— EXERCISE INSTRUCTIONS —
Look through the lines below and extract each one that contains "with".

— TASK INPUT —
—————
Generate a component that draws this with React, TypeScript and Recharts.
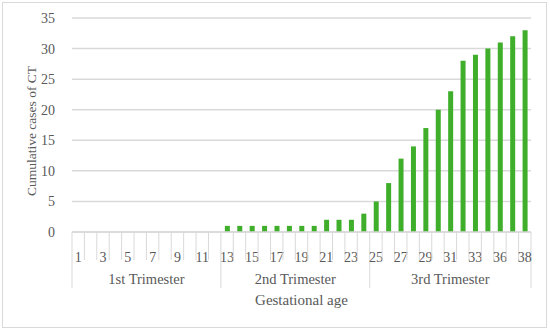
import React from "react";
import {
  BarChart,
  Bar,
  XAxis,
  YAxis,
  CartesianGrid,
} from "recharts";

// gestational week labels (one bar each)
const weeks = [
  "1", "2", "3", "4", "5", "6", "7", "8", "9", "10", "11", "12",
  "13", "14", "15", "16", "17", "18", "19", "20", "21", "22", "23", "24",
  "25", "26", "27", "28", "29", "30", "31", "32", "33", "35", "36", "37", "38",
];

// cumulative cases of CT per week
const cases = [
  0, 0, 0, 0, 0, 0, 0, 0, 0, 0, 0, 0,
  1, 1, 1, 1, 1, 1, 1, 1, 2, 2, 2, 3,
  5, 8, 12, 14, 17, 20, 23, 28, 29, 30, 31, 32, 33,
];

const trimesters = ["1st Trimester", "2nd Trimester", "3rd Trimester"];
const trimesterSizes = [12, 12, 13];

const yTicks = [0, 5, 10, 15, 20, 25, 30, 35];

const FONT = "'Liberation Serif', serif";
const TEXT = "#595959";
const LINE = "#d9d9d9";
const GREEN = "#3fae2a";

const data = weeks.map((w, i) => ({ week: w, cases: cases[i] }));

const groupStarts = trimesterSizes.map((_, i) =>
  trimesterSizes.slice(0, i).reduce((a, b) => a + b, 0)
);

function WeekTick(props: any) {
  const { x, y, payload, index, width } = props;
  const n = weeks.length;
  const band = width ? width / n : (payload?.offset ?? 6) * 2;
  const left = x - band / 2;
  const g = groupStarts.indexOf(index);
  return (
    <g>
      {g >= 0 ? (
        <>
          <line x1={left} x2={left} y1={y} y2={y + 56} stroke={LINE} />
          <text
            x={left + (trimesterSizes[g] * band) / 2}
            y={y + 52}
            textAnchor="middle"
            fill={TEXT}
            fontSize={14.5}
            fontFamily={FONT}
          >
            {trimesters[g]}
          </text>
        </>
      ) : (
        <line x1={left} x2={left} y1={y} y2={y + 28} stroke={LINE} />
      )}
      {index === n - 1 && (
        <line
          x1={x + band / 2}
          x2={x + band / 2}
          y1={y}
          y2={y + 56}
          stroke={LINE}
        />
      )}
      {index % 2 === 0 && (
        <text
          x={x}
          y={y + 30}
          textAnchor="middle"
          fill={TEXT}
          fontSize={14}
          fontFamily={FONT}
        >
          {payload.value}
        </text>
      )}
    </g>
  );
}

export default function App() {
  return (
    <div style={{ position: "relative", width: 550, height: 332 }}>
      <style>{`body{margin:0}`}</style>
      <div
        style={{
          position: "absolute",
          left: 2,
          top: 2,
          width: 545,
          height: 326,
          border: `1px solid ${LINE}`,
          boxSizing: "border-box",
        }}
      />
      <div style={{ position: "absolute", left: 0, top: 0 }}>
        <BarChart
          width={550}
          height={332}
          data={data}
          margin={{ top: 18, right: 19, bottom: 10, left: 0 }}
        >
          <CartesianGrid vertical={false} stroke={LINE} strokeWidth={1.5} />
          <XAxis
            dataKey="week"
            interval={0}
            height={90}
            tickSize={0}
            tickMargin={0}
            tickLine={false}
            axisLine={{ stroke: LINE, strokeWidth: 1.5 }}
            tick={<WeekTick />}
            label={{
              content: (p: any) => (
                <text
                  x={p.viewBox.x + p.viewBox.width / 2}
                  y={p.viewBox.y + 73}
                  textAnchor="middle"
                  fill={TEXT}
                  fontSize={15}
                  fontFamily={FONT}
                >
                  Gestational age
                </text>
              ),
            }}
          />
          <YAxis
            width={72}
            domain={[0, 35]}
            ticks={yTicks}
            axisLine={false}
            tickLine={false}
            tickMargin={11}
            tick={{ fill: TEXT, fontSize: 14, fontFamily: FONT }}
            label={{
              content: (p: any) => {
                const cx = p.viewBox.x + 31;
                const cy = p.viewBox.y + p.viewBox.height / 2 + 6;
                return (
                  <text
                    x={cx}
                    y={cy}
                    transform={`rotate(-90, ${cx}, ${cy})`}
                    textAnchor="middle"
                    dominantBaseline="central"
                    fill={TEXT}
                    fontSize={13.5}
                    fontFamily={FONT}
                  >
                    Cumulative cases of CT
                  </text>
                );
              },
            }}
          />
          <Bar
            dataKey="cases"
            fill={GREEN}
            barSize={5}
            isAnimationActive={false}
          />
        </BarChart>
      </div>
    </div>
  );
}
—————
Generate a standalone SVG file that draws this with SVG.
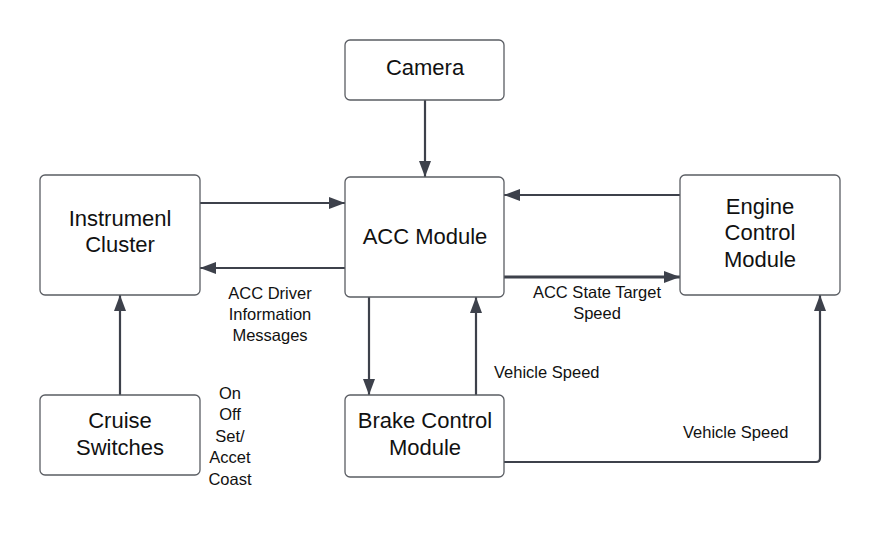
—————
— THE RESULT —
Generate a component that draws this with React, TypeScript and Recharts.
Generate a standalone SVG file that draws this with SVG.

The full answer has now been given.